Tourism-related emissions grew at an annual rate of 3.5 percent from 2009 to 2019, compared to 1.5 percent annual global economic growth. If this trend continues, global tourism emissions will double in the next 20 years. The carbon intensity of each dollar spent on tourism is 30 percent higher than the global economy average and four times greater than the service sector.

The main driver of rising emissions is the surge in tourism demand. The expanding carbon footprint is primarily from aviation at 21 percent, petrol and diesel-powered vehicles at 17 percent and utilities like electricity supply at 16 percent. Slow efficiency gains from technology have been outweighed by the growth in demand.

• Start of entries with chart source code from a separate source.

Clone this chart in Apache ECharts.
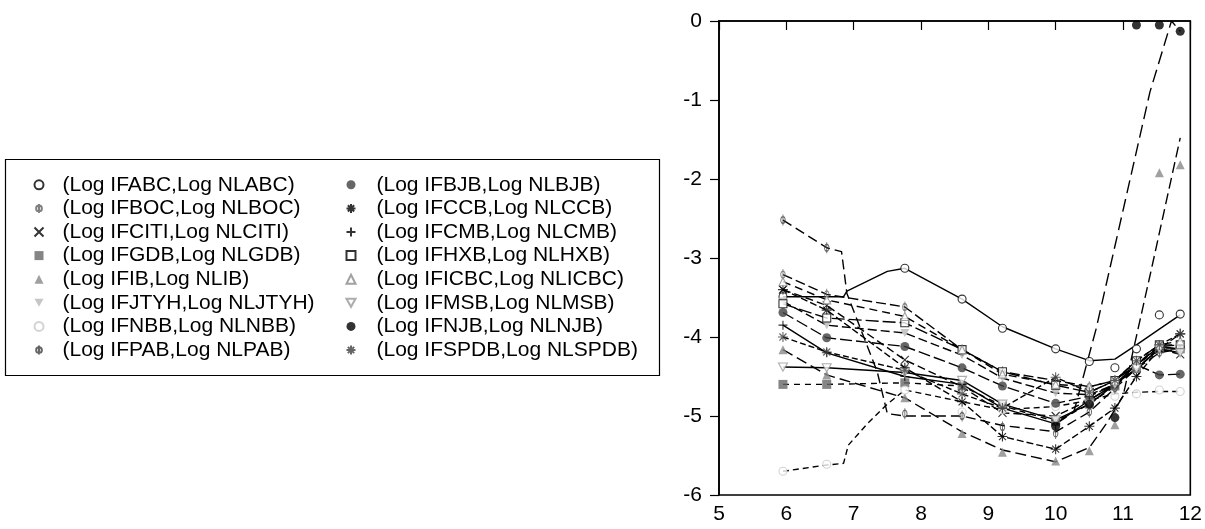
<!DOCTYPE html>
<html>
<head>
<meta charset="utf-8">
<script src="https://cdn.jsdelivr.net/npm/echarts@6/dist/echarts.min.js"></script>
<style>html,body{margin:0;padding:0;background:#fff}#c{width:1205px;height:529px}</style>
</head>
<body>
<div id="c"></div>
<script>
// x positions (Log IF) shared by the scatter columns
const X = [5.95, 6.6, 7.76, 8.61, 9.21, 10.0, 10.5, 10.88, 11.2, 11.54, 11.85];
// Log NL values per bank at the X columns (null = no observation)
const ABC  = [-3.49, null, -3.13, -3.52, -3.89, -4.15, -4.31, -4.39, -4.15, -3.72, -3.71];
const BOC  = [-3.21, -3.46, -3.62, -4.16, -4.44, -4.55, -4.63, -4.55, -4.35, -4.12, -4.10];
const CITI = [-3.40, -3.60, -4.29, -4.63, -4.96, -5.00, -4.80, -4.60, -4.35, -4.15, -4.22];
const GDB  = [-4.60, -4.60, -4.58, -4.62, -4.87, -5.07, -4.85, -4.62, -4.40, -4.15, -4.15];
const IB   = [-4.16, -4.48, -4.77, -5.22, -5.46, -5.57, -5.44, -5.11, null, -1.92, -1.82];
const JTYH = [-3.55, -3.85, -3.95, -4.23, -4.52, -4.71, -4.73, -4.60, -4.40, -4.15, -4.15];
const NBB  = [-5.70, -5.61, -4.67, -4.95, -4.92, -4.88, -4.80, -4.75, -4.72, -4.67, -4.69];
const PAB  = [-2.52, -2.87, -4.97, -5.00, -5.14, -5.22, -4.95, -4.65, -4.40, -4.20, -4.15];
const BJB  = [-3.69, -4.01, -4.12, -4.39, -4.62, -4.84, -4.75, -4.60, -4.35, -4.48, -4.47];
const CCB  = [-3.40, -3.66, -4.39, -4.82, -5.26, -5.42, -5.13, -4.90, -4.50, -4.15, -3.96];
const CMB  = [-3.85, -4.20, -4.50, -4.60, -4.90, -5.10, -4.80, -4.60, -4.35, -4.12, -4.15];
const HXB  = [-3.58, -3.76, -3.82, -4.16, -4.44, -4.61, -4.70, -4.55, -4.30, -4.10, -4.10];
const ICBC = [-3.30, -3.53, -3.74, -4.16, -4.47, -4.60, -4.63, -4.55, -4.35, -4.10, -4.05];
const MSB  = [-4.38, -4.39, -4.45, -4.55, -4.85, -5.05, -4.85, -4.60, -4.40, -4.15, -4.20];
const NJB  = [null, null, null, null, null, -5.13, -4.85, -5.02, -0.05, -0.05, -0.13];
const SPDB = [-4.00, -4.19, -4.42, -4.72, -4.90, -4.51, -4.70, -4.55, -4.30, -4.10, -3.96];

// fitted-curve values where the fit departs from the observations
const ABC_FIT = [[5.95,-3.49],[6.85,-3.49],[6.9,-3.42],[7.5,-3.17],[7.76,-3.13],[8.61,-3.52],[9.21,-3.87],[10.0,-4.15],[10.5,-4.3],[10.88,-4.28],[11.2,-4.1],[11.54,-3.9],[11.85,-3.72]];
const PAB_FIT = [[5.95,-2.52],[6.6,-2.87],[6.82,-2.92],[6.9,-3.45],[7.35,-4.44],[7.5,-4.97],[7.76,-5.0],[8.61,-5.0],[9.21,-5.12],[10.0,-5.2],[10.5,-4.95],[10.88,-4.65],[11.2,-4.4],[11.54,-4.2],[11.85,-4.15]];
const NBB_FIT = [[5.95,-5.70],[6.6,-5.62],[6.85,-5.6],[6.92,-5.37],[7.2,-5.1],[7.5,-4.85],[7.76,-4.67],[8.61,-4.82],[9.21,-4.92],[10.0,-4.88],[10.5,-4.8],[10.88,-4.72],[11.2,-4.7],[11.54,-4.69],[11.85,-4.69]];
const IB_FIT  = [[5.95,-4.16],[6.6,-4.48],[7.76,-4.77],[8.61,-5.2],[9.21,-5.43],[10.0,-5.58],[10.5,-5.4],[10.75,-5.1],[11.0,-4.75],[11.42,-3.15],[11.85,-1.48]];
const NJB_FIT = [[10.0,-5.1],[10.27,-4.95],[10.6,-3.9],[11.0,-2.4],[11.4,-0.9],[11.72,0.0],[11.85,-0.13]];

const X_TICKS = [5, 6, 7, 8, 9, 10, 11, 12];
const Y_TICKS = [-6, -5, -4, -3, -2, -1, 0];

const COL1 = ['ABC','BOC','CITI','GDB','IB','JTYH','NBB','PAB'];
const COL2 = ['BJB','CCB','CMB','HXB','ICBC','MSB','NJB','SPDB'];

const PHI = 'path://M1.5,7a3.5,3.5 0 1,0 7,0a3.5,3.5 0 1,0 -7,0M5,1.5L5,12.5';
const XS = 'path://M0,0L10,10M10,0L0,10';
const PLUS = 'path://M5,0L5,10M0,5L10,5';
const AST = 'path://M5,0L5,10M0,5L10,5M1.5,1.5L8.5,8.5M8.5,1.5L1.5,8.5';
const DTRI = 'path://M0,0L10,0L5,9Z';

function fill(sym, c, size){ return {symbol: sym, size: size||8, style: {color: c}}; }
function stroke(sym, c, size, bg){ return {symbol: sym, size: size||8, style: {color: bg||'none', borderColor: c, borderWidth: 1.1}}; }

const SPEC = {
  ABC:  {v: ABC,  fit: ABC_FIT, m: stroke('circle', '#000', 8, '#fff'), dash: 'solid'},
  BOC:  {v: BOC,  m: stroke(PHI, '#606060', [7,11]), dash: [10,4]},
  CITI: {v: CITI, m: stroke(XS, '#000', 8), dash: [8,4]},
  GDB:  {v: GDB,  m: fill('rect', '#666', 9), dash: [6,5]},
  IB:   {v: IB,   fit: IB_FIT, m: fill('triangle', '#888', 9), dash: [11,5]},
  JTYH: {v: JTYH, m: fill(DTRI, '#b8b8b8', 9), dash: [9,4]},
  NBB:  {v: NBB,  fit: NBB_FIT, m: stroke('circle', '#c8c8c8', 8, '#fff'), dash: [6,4]},
  PAB:  {v: PAB,  fit: PAB_FIT, m: stroke(PHI, '#404040', [7,11]), dash: [10,5]},
  BJB:  {v: BJB,  m: fill('circle', '#404040', 9), dash: [12,4]},
  CCB:  {v: CCB,  m: stroke(AST, '#000', 10), dash: [7,3]},
  CMB:  {v: CMB,  m: stroke(PLUS, '#000', 9), dash: 'solid'},
  HXB:  {v: HXB,  m: stroke('rect', '#000', 8, '#fff'), dash: [13,4]},
  ICBC: {v: ICBC, m: stroke('triangle', '#8a8a8a', 8, '#fff'), dash: [8,5]},
  MSB:  {v: MSB,  m: stroke(DTRI, '#999', 9, '#fff'), dash: 'solid'},
  NJB:  {v: NJB,  fit: NJB_FIT, m: fill('circle', '#000', 9), dash: [13,6]},
  SPDB: {v: SPDB, m: stroke(AST, '#404040', 10), dash: [6,3]}
};

const series = [];
const NAMES = COL1.concat(COL2);
NAMES.forEach(function(n){
  const s = SPEC[n];
  const pts = [];
  X.forEach(function(x, i){ if (s.v[i] !== null) pts.push([x, s.v[i]]); });
  const fitPts = s.fit || pts;
  series.push({
    name: n + '_fit', type: 'line', data: fitPts, symbol: 'none', silent: true, z: 2,
    lineStyle: {color: '#000', width: 1.4, type: s.dash}, animation: false
  });
});
NAMES.forEach(function(n){
  const s = SPEC[n];
  const pts = [];
  X.forEach(function(x, i){ if (s.v[i] !== null) pts.push([x, s.v[i]]); });
  series.push({
    name: n, type: 'scatter', data: pts, symbol: s.m.symbol, symbolSize: s.m.size,
    symbolKeepAspect: true, itemStyle: s.m.style, z: 3, animation: false
  });
});

function legendOf(names, left, pad){
  return {
    data: names, orient: 'vertical', left: left, top: 173, padding: 0,
    itemWidth: 9, itemHeight: 9, itemGap: 0, symbolKeepAspect: true,
    formatter: function(n){ return '(Log IF' + n + ',Log NL' + n + ')'; },
    textStyle: {fontFamily: 'Liberation Sans, Arial, sans-serif', fontSize: 21, color: '#000', lineHeight: 23.6, padding: [0, 0, 0, pad]},
    selectedMode: false
  };
}

const chart = echarts.init(document.getElementById('c'), null, {renderer: 'canvas'});
chart.setOption({
  animation: false,
  backgroundColor: '#fff',
  grid: {left: 719, right: 12, top: 21, bottom: 34, show: true, borderColor: '#000', borderWidth: 1.6, backgroundColor: 'transparent'},
  legend: [legendOf(COL1, 32, 14), legendOf(COL2, 344, 16)],
  graphic: [{type: 'rect', left: 3, top: 157, shape: {width: 654, height: 216}, style: {fill: 'none', stroke: '#000', lineWidth: 1.2}, z: -1}],
  xAxis: {
    type: 'value', min: X_TICKS[0], max: X_TICKS[X_TICKS.length-1], interval: 1,
    axisLine: {show: true, lineStyle: {color: '#000', width: 1.6}},
    axisTick: {show: true, length: 9, lineStyle: {color: '#000', width: 1.2}},
    axisLabel: {margin: 9, fontSize: 21, fontFamily: 'Liberation Sans, Arial, sans-serif', color: '#000'},
    splitLine: {show: false}
  },
  yAxis: {
    type: 'value', min: Y_TICKS[0], max: Y_TICKS[Y_TICKS.length-1], interval: 1,
    axisLine: {show: true, lineStyle: {color: '#000', width: 1.6}},
    axisTick: {show: true, length: 9, lineStyle: {color: '#000', width: 1.2}},
    axisLabel: {margin: 17, fontSize: 21, fontFamily: 'Liberation Sans, Arial, sans-serif', color: '#000'},
    splitLine: {show: false}
  },
  series: series
});
</script>
</body>
</html>
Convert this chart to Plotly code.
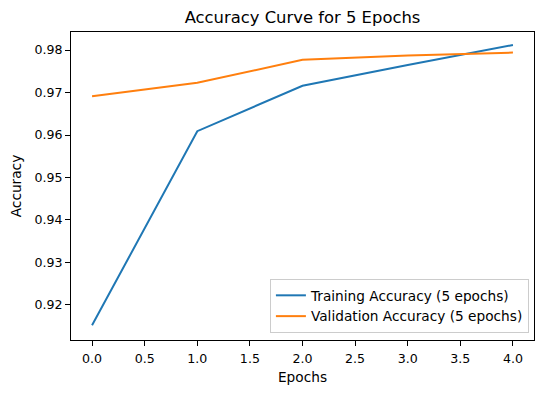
import plotly.graph_objects as go

epochs = [0, 1, 2, 3, 4]
train_acc = [0.9152, 0.9609, 0.9716, 0.9765, 0.9812]
val_acc = [0.9691, 0.9723, 0.9777, 0.9787, 0.9794]
x_ticks = [0, 0.5, 1, 1.5, 2, 2.5, 3, 3.5, 4]
y_ticks = [0.92, 0.93, 0.94, 0.95, 0.96, 0.97, 0.98]

fig = go.Figure()
fig.add_trace(go.Scatter(x=epochs, y=train_acc, mode="lines",
                         name="Training Accuracy (5 epochs)",
                         line=dict(color="#1f77b4", width=2)))
fig.add_trace(go.Scatter(x=epochs, y=val_acc, mode="lines",
                         name="Validation Accuracy (5 epochs)",
                         line=dict(color="#ff7f0e", width=2)))

font = "DejaVu Sans"
axis_common = dict(showgrid=False, zeroline=False, showline=True, linecolor="black",
                   linewidth=1, mirror=True, ticks="outside", ticklen=5, tickcolor="black",
                   automargin=False,
                   tickfont=dict(family=font, size=12.6, color="black"))
# the page body has an 8px default margin, so the figure is 8px smaller on each axis
fig.update_layout(
    width=537, height=385,
    margin=dict(l=63, r=11, t=24, b=53),
    paper_bgcolor="white", plot_bgcolor="white",
    title=dict(text="Accuracy Curve for 5 Epochs", x=0.5, xref="paper", xanchor="center",
               y=0.9766, yanchor="middle",
               font=dict(family=font, size=16.4, color="black")),
    xaxis=dict(range=[-0.2, 4.2], tickvals=x_ticks, tickformat=".1f",
               ticklabelstandoff=2,
               title=dict(text="Epochs", font=dict(family=font, size=13.7, color="black"), standoff=7),
               **axis_common),
    yaxis=dict(range=[0.91175, 0.98425], tickvals=y_ticks, tickformat=".2f",
               title=dict(text="Accuracy", font=dict(family=font, size=13.7, color="black"), standoff=9),
               **axis_common),
    legend=dict(x=0.989, y=0.023, xanchor="right", yanchor="bottom",
                bgcolor="white", bordercolor="#cccccc", borderwidth=1,
                font=dict(family=font, size=13.7, color="black"),
                tracegroupgap=0),
    showlegend=True,
)
fig.write_html("out.html")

Aviation accounted for half of direct tourism emissions, making it the Achilles’ heel of global tourism. Despite decades of promises, decarbonizing the global air transport system through new technologies has proven impossible.

The research revealed that the growth in tourism demand, combined with the failure of technology efficiency gains, creates significant barriers to mitigating tourism carbon emissions. Despite this, the study identified four pathways to stabilizing and reducing global tourism emissions:

  • Measure tourism carbon emissions to identify hotspots: The research highlights high-emission sub-sectors, including aviation, energy supply and vehicle use, which must reduce emissions by 10 percent annually through 2050.
  • Avoid excessive tourism development and set sustainable growth thresholds: National decarbonization strategies must establish and implement sustainable growth goals, especially in the 20 highest-emitting tourism destinations.
  • Shift focus to domestic and short-range markets and discourage long-haul travel: Managing air travel demand is key, with regulations to limit long-haul travel as a crucial first step.
  • Address inequality by factoring in the social costs of carbon emissions: Controlling long-haul air travel growth supports a more socially equitable approach to tourism, addressing global inequalities.

UN Tourism endorsed the study, acknowledging that tourism now accounts for 8.8 percent of global emissions. For the first time, this year’s COP29, the 29th annual Conference of the Parties to the UN Framework Convention on Climate Change, included tourism.

A recent UN Tourism report stated that international tourism reached 98 percent of pre-pandemic levels in 2019, with 1.1 billion tourists traveling in the first nine months of 2024. The Americas recovered 97 percent of pre-pandemic arrivals.